Es gibt verschwindend wenig frühneuzeitliche Münzen, die einen Bauern darstellen. Die große Ausnahme ist der sogenannte Huldigungstaler des Habsburgers Ferdinand I. von 1528. Wir fragen, warum ausgerechnet auf dieser Schaumünze die Bauern so prominent ins Bild treten.


Am 2. Februar 2023 führt Künker seine traditionsreiche Berlin-Auktion durch. 730 Lose mit einer Gesamtschätzung von 6 Mio. Euro werden an diesem Tag versteigert, exakt 100 stammen aus der legendären Sammlung Salton. Wir stellen eine dieser Raritäten vor, den so genannten Huldigungstaler Ferdinands I. von 1528.


Ferdinand I. Schautaler 1528, Hall. Stempel von Ulrich Ursentaler dem Älteren. Äußerst selten.

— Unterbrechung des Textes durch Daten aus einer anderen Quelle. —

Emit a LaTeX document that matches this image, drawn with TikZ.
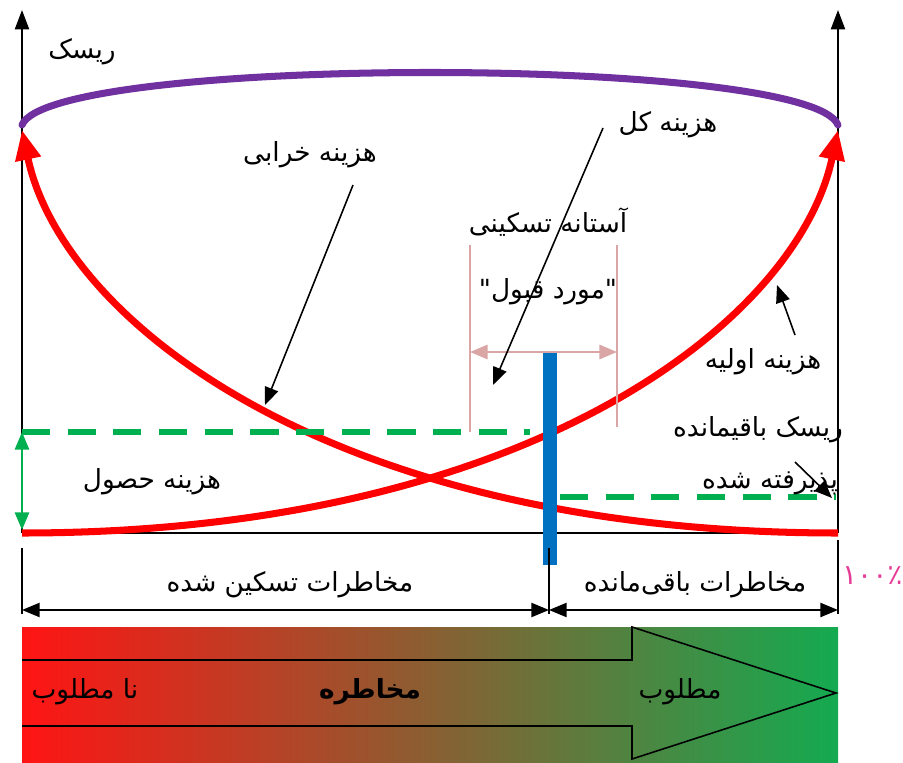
\documentclass[tikz,border=0pt]{standalone}
\usepackage{fontspec}
\newfontfamily\fa[Script=Arabic]{DejaVu Sans}
\TeXXeTstate=1
\usetikzlibrary{arrows.meta}
\definecolor{costred}{RGB}{255,0,0}
\definecolor{riskpurple}{RGB}{112,48,160}
\definecolor{safegreen}{RGB}{0,176,80}
\definecolor{barblue}{RGB}{0,112,192}
\definecolor{rangepink}{RGB}{218,165,165}
\definecolor{pctpink}{RGB}{230,60,150}
\definecolor{hazred}{RGB}{255,20,20}
\definecolor{hazmid}{RGB}{200,115,55}
\definecolor{hazgreen}{RGB}{20,170,80}

\begin{document}
\begin{tikzpicture}[
    x=0.02cm, y=-0.02cm,
    every node/.style={font=\fa\fontsize{15}{17}\selectfont, inner sep=1pt},
    axis/.style={line width=1.1pt, -{Triangle[length=11pt, width=8pt]}},
    dim/.style={line width=1.1pt, {Triangle[length=10pt, width=8pt]}-{Triangle[length=10pt, width=8pt]}},
    note/.style={line width=0.9pt, -{Triangle[length=10pt, width=8pt]}},
    cost/.style={draw=costred, line width=4pt, -{Triangle[length=17pt, width=14pt]}},
    level/.style={draw=safegreen, line width=3pt, dash pattern=on 16pt off 10pt}
]
\useasboundingbox (0,0) rectangle (903,763);

% Axes
\coordinate (o) at (22,533);
\coordinate (e) at (838,533);
\coordinate (otop) at (22,10);
\coordinate (etop) at (838,10);
\draw[axis] (o) -- (otop);
\draw[axis] (e) -- (etop);
\draw[line width=1.1pt] (o) -- (e);

% Curves
\coordinate (riskL) at (22,125);
\coordinate (riskR) at (838,125);
\coordinate (damageL) at (22,130);
\coordinate (initR) at (838,130);
\draw[riskpurple, line width=4pt, line cap=round] (riskL) .. controls (50,55) and (810,55) .. (riskR);
\draw[cost] (e) .. controls (330,533) and (62,320) .. (damageL);
\draw[cost] (o) .. controls (530,533) and (798,320) .. (initR);

% Levels and threshold
\draw[level] (22,432) -- (530,432);
\draw[level] (560,497) -- (836,497);
\coordinate (acqtop) at (22,432);
\coordinate (acqbot) at (22,530);
\draw[dim, safegreen, line width=1.4pt] (acqtop) -- (acqbot);
\coordinate (rangeL) at (470,352);
\coordinate (rangeR) at (617,352);
\draw[rangepink, line width=1.3pt] (470,245) -- (470,432);
\draw[rangepink, line width=1.3pt] (617,245) -- (617,427);
\draw[dim, rangepink, line width=1.6pt] (rangeL) -- (rangeR);
\fill[barblue] (543,353) rectangle (557,565);

% Labels
\node (risk) at (82,52) {\beginR ریسک\endR};
\node (damage) at (310,155) {\beginR هزینه خرابی\endR};
\node (total) at (668,125) {\beginR هزینه کل\endR};
\node (thresh) at (548,222) {\beginR آستانه تسکینی\endR};
\node (accepted) at (548,292) {\beginR "مورد قبول"\endR};
\node (init) at (763,362) {\beginR هزینه اولیه\endR};
\node (residual) at (758,430) {\beginR ریسک باقیمانده\endR};
\node (resaccepted) at (770,483) {\beginR پذیرفته شده\endR};
\node (acq) at (152,482) {\beginR هزینه حصول\endR};

% Pointers
\coordinate (damagetip) at (265,405);
\coordinate (totaltip) at (493,385);
\coordinate (inittip) at (777,285);
\coordinate (residualtip) at (832,498);
\draw[note] ([shift={(43,30)}]damage.center) -- (damagetip);
\draw[note] ([shift={(-65,3)}]total.center) -- (totaltip);
\draw[note] ([shift={(32,-27)}]init.center) -- (inittip);
\draw[note] ([shift={(37,32)}]residual.center) -- (residualtip);

% Ranges
\draw[line width=1.1pt] (22,548) -- (22,614);
\draw[line width=1.1pt] (838,540) -- (838,614);
\draw[line width=1.1pt] (549,548) -- (549,614);
\coordinate (mitL) at (22,610);
\coordinate (mitR) at (549,610);
\coordinate (remR) at (838,610);
\draw[dim] (mitL) -- (mitR);
\draw[dim] (mitR) -- (remR);
\node (mitigated) at (290,585) {\beginR مخاطرات تسکین شده\endR};
\node (remaining) at (695,585) {\beginR مخاطرات باقی‌مانده\endR};
\node (pct) [anchor=west, text=pctpink, font=\fa\fontsize{16}{18}\selectfont] at (840,576) {۱۰۰٪};

% Hazard bar
\shade[left color=hazred, middle color=hazmid, right color=hazgreen] (22,627) rectangle (838,763);
\draw[line width=0.9pt] (22,660) -- (632,660) -- (632,627) -- (836,693) -- (632,759) -- (632,726) -- (22,726);
\node (undesired) at (85,692) {\beginR نا مطلوب\endR};
\node (hazard) at (370,692) {\bfseries\beginR مخاطره\endR};
\node (desired) at (680,692) {\beginR مطلوب\endR};
\end{tikzpicture}
\end{document}
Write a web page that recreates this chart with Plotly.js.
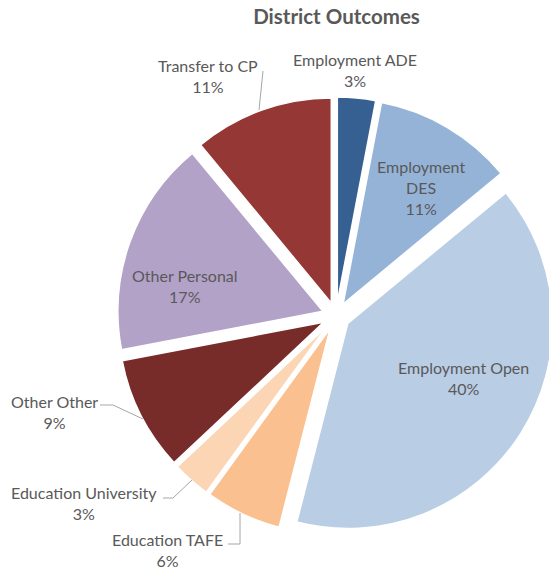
<!DOCTYPE html>
<html><head><meta charset="utf-8">
<script src="https://cdn.plot.ly/plotly-3.0.1.min.js"></script>
<style>html,body{margin:0;padding:0;overflow:hidden;background:#fff}#chart{width:560px;height:571px}</style>
</head><body><div id="chart"></div>
<script>
// ---- data ----
const categories = ["Employment ADE","Employment DES","Employment Open","Education TAFE","Education University","Other Other","Other Personal","Transfer to CP"];
const values = [3, 11, 40, 6, 3, 9, 17, 11];
const colors = ["#376092","#95B3D7","#B9CDE5","#FAC090","#FCD5B5","#772C2A","#B3A2C7","#953735"];
const labelTexts = ["Employment ADE","Employment<br>DES","Employment Open","Education TAFE","Education University","Other Other","Other Personal","Transfer to CP"];
const titleText = "District Outcomes";

// ---- layout helpers (pixels -> paper) ----
const W = 560, H = 571;
const px = x => x / W, py = y => 1 - y / H;
const FONT = "Lato, 'Open Sans', sans-serif";
const TXT = "#595959";

// pie geometry
const cx = 336, cy = 316, R = 205, PULL = 0.068;
const half = R * (1 + PULL);
const domain = {x: [px(cx - half), px(cx + half)], y: [py(cy + half), py(cy - half)]};

// label placement (pixel centres of label blocks)
const labelPos = [[355,70],[421,187],[463.5,378],[167.5,550],[84,503],[54,411.5],[185,286],[208,76]];
const total = values.reduce((a,b)=>a+b,0);
const annotations = categories.map((c,i)=>({
  xref:'paper', yref:'paper', x: px(labelPos[i][0]), y: py(labelPos[i][1]),
  xanchor:'center', yanchor:'middle', showarrow:false, align:'center',
  text: labelTexts[i] + '<br>' + Math.round(values[i]/total*100) + '%',
  font:{family:FONT, size:16, color:TXT}
}));

// leader lines
const leaderPts = [
  [[263,71],[259,110]],
  [[100,405],[113,405],[143,419]],
  [[163,498],[173,498],[192,480]],
  [[228,544],[240,544],[240,513]]
];
const shapes = leaderPts.map(p=>({
  type:'path', xref:'paper', yref:'paper',
  path: p.map((q,k)=>(k?'L':'M')+px(q[0])+','+py(q[1])).join(' '),
  line:{color:'#A6A6A6', width:1}
}));

const trace = {
  type:'pie', labels:categories, values:values, sort:false,
  direction:'clockwise', rotation:0,
  marker:{colors:colors, line:{color:'#ffffff', width:1.5}},
  pull:PULL, textinfo:'none', hoverinfo:'label+percent',
  domain:domain, showlegend:false
};

const layout = {
  width:W, height:H, margin:{l:0,r:0,t:0,b:0},
  paper_bgcolor:'#fff', plot_bgcolor:'#fff', showlegend:false,
  title:{text:'<b>'+titleText+'</b>', x:px(336.5), xanchor:'center', y:py(17), yanchor:'middle',
         font:{family:FONT, size:20.5, color:TXT}},
  annotations:annotations, shapes:shapes
};
Plotly.newPlot('chart',[trace],layout,{displayModeBar:false,staticPlot:true});
</script></body></html>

Fast vorzüglich. Schätzung: 25.000,– Euro. Aus Auktion Künker 379 (2. Februar 2023), Nr. 64


Seine Darstellung fällt nämlich völlig aus dem Rahmen: Die Schauseite zeigt vier Bauern, die zusammen mit den Adligen von Böhmen, Ungarn und Österreich König Ferdinand huldigen. Tatsächlich hatten sich die Tiroler Bauern erst drei Jahre vor der Prägung des Stücks alles andere als unterwürfig verhalten.


Habsburgs Aufstieg auf Kosten der Bauern

Als Maximilian I. am 12. Januar 1519 starb, tat er das in Wels, weil sich die Innsbrucker Wirte weigerten, den notorischen Zechpreller aufzunehmen. Maximilians reiche Einkünfte – immerhin erhielt er u. a. einen üppigen Teil der Schwazer Silberausbeute – reichten nie, um seine Ausgaben zu decken. Bei seinem Tod war er völlig überschuldet – eine schwere Belastung für seinen Erben Karl V.


Ferdinand I. Doppelter Schautaler 1532, Klagenfurt. Äußerst selten. Sehr schön.

Schätzung: 7500,– Euro. Aus Auktion Künker 380 (2. Februar 2023), Nr. 550


Karl V. gab einen Teil der Schuldenlast weiter. Er ernannte seinen jüngeren Bruder Ferdinand I. im Jahr 1522 unter der Bedingung zum Gubernator der österreichischen Landesteile, dass der die Hälfte der Schulden Maximilians übernahm. Dies war eine schwere finanzielle Belastung. Um genügend Steuermittel aufzubringen, holte Ferdinand den spanischen Finanzspezialisten Gabriel Salamanca und ernannte ihn zum Kanzler und Generalschatzmeister. Salamanca wurde in Österreich als Ausländer empfunden, der sich noch dazu durch seine rigorose Steuerpolitik unbeliebt machte. Seine einschneidenden Maßnahmen trafen alle, aber nur der dritte Stand geriet dadurch in Existenznot.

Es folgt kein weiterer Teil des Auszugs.